*EXERCISE DESCRIPTION*:
Pictures stay out of the copy; set down each line of the listing below exactly.
Start
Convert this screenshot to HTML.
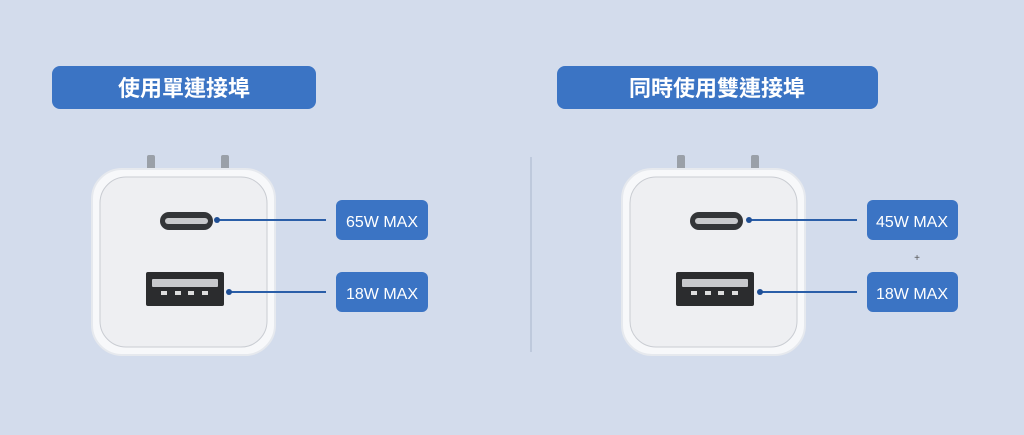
<!DOCTYPE html>
<html><head><meta charset="utf-8"><style>
html,body{margin:0;padding:0;background:#d3dcec;}
svg{display:block;}
</style></head><body>
<svg width="1024" height="435" viewBox="0 0 1024 435" xmlns="http://www.w3.org/2000/svg">
<rect width="1024" height="435" fill="#d3dcec"/>
<defs>
<g id="charger">
  <rect x="55" y="-14" width="8" height="16" rx="2" fill="#9aa0a8"/>
  <rect x="129" y="-14" width="8" height="16" rx="2" fill="#9aa0a8"/>
  <rect x="0" y="0" width="183" height="186" rx="30" fill="#f7f8fa" stroke="#e6e9ee" stroke-width="2"/>
  <rect x="8" y="8" width="167" height="170" rx="26" fill="#eeeff2" stroke="#c9ccd2" stroke-width="1"/>
  <rect x="68" y="43" width="53" height="18" rx="9" fill="#333538"/>
  <rect x="73" y="49" width="43" height="6" rx="3" fill="#c8c9cc"/>
  <rect x="54" y="103" width="78" height="34" rx="2" fill="#2b2c2e"/>
  <rect x="60" y="110" width="66" height="8" rx="1" fill="#c8c9cc"/>
  <rect x="69" y="122" width="6" height="4" fill="#ddd"/>
  <rect x="83" y="122" width="6" height="4" fill="#ddd"/>
  <rect x="96" y="122" width="6" height="4" fill="#ddd"/>
  <rect x="110" y="122" width="6" height="4" fill="#ddd"/>
</g>
</defs>
<!-- headers -->
<rect x="52" y="66" width="264" height="43" rx="8" fill="#3b74c4"/>
<text x="184" y="96" text-anchor="middle" font-family="'Liberation Sans','Noto Sans CJK TC',sans-serif" font-size="22" font-weight="bold" fill="#fff">使用單連接埠</text>
<rect x="557" y="66" width="321" height="43" rx="8" fill="#3b74c4"/>
<text x="717" y="96" text-anchor="middle" font-family="'Liberation Sans','Noto Sans CJK TC',sans-serif" font-size="22" font-weight="bold" fill="#fff">同時使用雙連接埠</text>
<!-- divider -->
<line x1="531" y1="157" x2="531" y2="352" stroke="#a9b6cc" stroke-width="1"/>
<!-- left charger -->
<g transform="translate(92,169)"><use href="#charger"/></g>
<line x1="217" y1="220" x2="326" y2="220" stroke="#2a5ea8" stroke-width="2"/>
<circle cx="217" cy="220" r="3" fill="#1f4f96"/>
<line x1="229" y1="292" x2="326" y2="292" stroke="#2a5ea8" stroke-width="2"/>
<circle cx="229" cy="292" r="3" fill="#1f4f96"/>
<rect x="336" y="200" width="92" height="40" rx="6" fill="#3b74c4"/>
<text x="382" y="227" text-anchor="middle" font-family="'Liberation Sans',sans-serif" font-size="16" fill="#fff">65W MAX</text>
<rect x="336" y="272" width="92" height="40" rx="6" fill="#3b74c4"/>
<text x="382" y="299" text-anchor="middle" font-family="'Liberation Sans',sans-serif" font-size="16" fill="#fff">18W MAX</text>
<!-- right charger -->
<g transform="translate(622,169)"><use href="#charger"/></g>
<line x1="749" y1="220" x2="857" y2="220" stroke="#2a5ea8" stroke-width="2"/>
<circle cx="749" cy="220" r="3" fill="#1f4f96"/>
<line x1="760" y1="292" x2="857" y2="292" stroke="#2a5ea8" stroke-width="2"/>
<circle cx="760" cy="292" r="3" fill="#1f4f96"/>
<rect x="867" y="200" width="91" height="40" rx="6" fill="#3b74c4"/>
<text x="912" y="227" text-anchor="middle" font-family="'Liberation Sans',sans-serif" font-size="16" fill="#fff">45W MAX</text>
<text x="917" y="261" text-anchor="middle" font-family="'Liberation Sans',sans-serif" font-size="10" fill="#555">+</text>
<rect x="867" y="272" width="91" height="40" rx="6" fill="#3b74c4"/>
<text x="912" y="299" text-anchor="middle" font-family="'Liberation Sans',sans-serif" font-size="16" fill="#fff">18W MAX</text>
</svg>
</body></html>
End
*COMPLETE ANSWER*:
Convert this screenshot to HTML.
<!DOCTYPE html>
<html><head><meta charset="utf-8"><style>
html,body{margin:0;padding:0;background:#d3dcec;}
svg{display:block;}
</style></head><body>
<svg width="1024" height="435" viewBox="0 0 1024 435" xmlns="http://www.w3.org/2000/svg">
<rect width="1024" height="435" fill="#d3dcec"/>
<defs>
<g id="charger">
  <rect x="55" y="-14" width="8" height="16" rx="2" fill="#9aa0a8"/>
  <rect x="129" y="-14" width="8" height="16" rx="2" fill="#9aa0a8"/>
  <rect x="0" y="0" width="183" height="186" rx="30" fill="#f7f8fa" stroke="#e6e9ee" stroke-width="2"/>
  <rect x="8" y="8" width="167" height="170" rx="26" fill="#eeeff2" stroke="#c9ccd2" stroke-width="1"/>
  <rect x="68" y="43" width="53" height="18" rx="9" fill="#333538"/>
  <rect x="73" y="49" width="43" height="6" rx="3" fill="#c8c9cc"/>
  <rect x="54" y="103" width="78" height="34" rx="2" fill="#2b2c2e"/>
  <rect x="60" y="110" width="66" height="8" rx="1" fill="#c8c9cc"/>
  <rect x="69" y="122" width="6" height="4" fill="#ddd"/>
  <rect x="83" y="122" width="6" height="4" fill="#ddd"/>
  <rect x="96" y="122" width="6" height="4" fill="#ddd"/>
  <rect x="110" y="122" width="6" height="4" fill="#ddd"/>
</g>
</defs>
<!-- headers -->
<rect x="52" y="66" width="264" height="43" rx="8" fill="#3b74c4"/>
<text x="184" y="96" text-anchor="middle" font-family="'Liberation Sans','Noto Sans CJK TC',sans-serif" font-size="22" font-weight="bold" fill="#fff">使用單連接埠</text>
<rect x="557" y="66" width="321" height="43" rx="8" fill="#3b74c4"/>
<text x="717" y="96" text-anchor="middle" font-family="'Liberation Sans','Noto Sans CJK TC',sans-serif" font-size="22" font-weight="bold" fill="#fff">同時使用雙連接埠</text>
<!-- divider -->
<line x1="531" y1="157" x2="531" y2="352" stroke="#a9b6cc" stroke-width="1"/>
<!-- left charger -->
<g transform="translate(92,169)"><use href="#charger"/></g>
<line x1="217" y1="220" x2="326" y2="220" stroke="#2a5ea8" stroke-width="2"/>
<circle cx="217" cy="220" r="3" fill="#1f4f96"/>
<line x1="229" y1="292" x2="326" y2="292" stroke="#2a5ea8" stroke-width="2"/>
<circle cx="229" cy="292" r="3" fill="#1f4f96"/>
<rect x="336" y="200" width="92" height="40" rx="6" fill="#3b74c4"/>
<text x="382" y="227" text-anchor="middle" font-family="'Liberation Sans',sans-serif" font-size="16" fill="#fff">65W MAX</text>
<rect x="336" y="272" width="92" height="40" rx="6" fill="#3b74c4"/>
<text x="382" y="299" text-anchor="middle" font-family="'Liberation Sans',sans-serif" font-size="16" fill="#fff">18W MAX</text>
<!-- right charger -->
<g transform="translate(622,169)"><use href="#charger"/></g>
<line x1="749" y1="220" x2="857" y2="220" stroke="#2a5ea8" stroke-width="2"/>
<circle cx="749" cy="220" r="3" fill="#1f4f96"/>
<line x1="760" y1="292" x2="857" y2="292" stroke="#2a5ea8" stroke-width="2"/>
<circle cx="760" cy="292" r="3" fill="#1f4f96"/>
<rect x="867" y="200" width="91" height="40" rx="6" fill="#3b74c4"/>
<text x="912" y="227" text-anchor="middle" font-family="'Liberation Sans',sans-serif" font-size="16" fill="#fff">45W MAX</text>
<text x="917" y="261" text-anchor="middle" font-family="'Liberation Sans',sans-serif" font-size="10" fill="#555">+</text>
<rect x="867" y="272" width="91" height="40" rx="6" fill="#3b74c4"/>
<text x="912" y="299" text-anchor="middle" font-family="'Liberation Sans',sans-serif" font-size="16" fill="#fff">18W MAX</text>
</svg>
</body></html>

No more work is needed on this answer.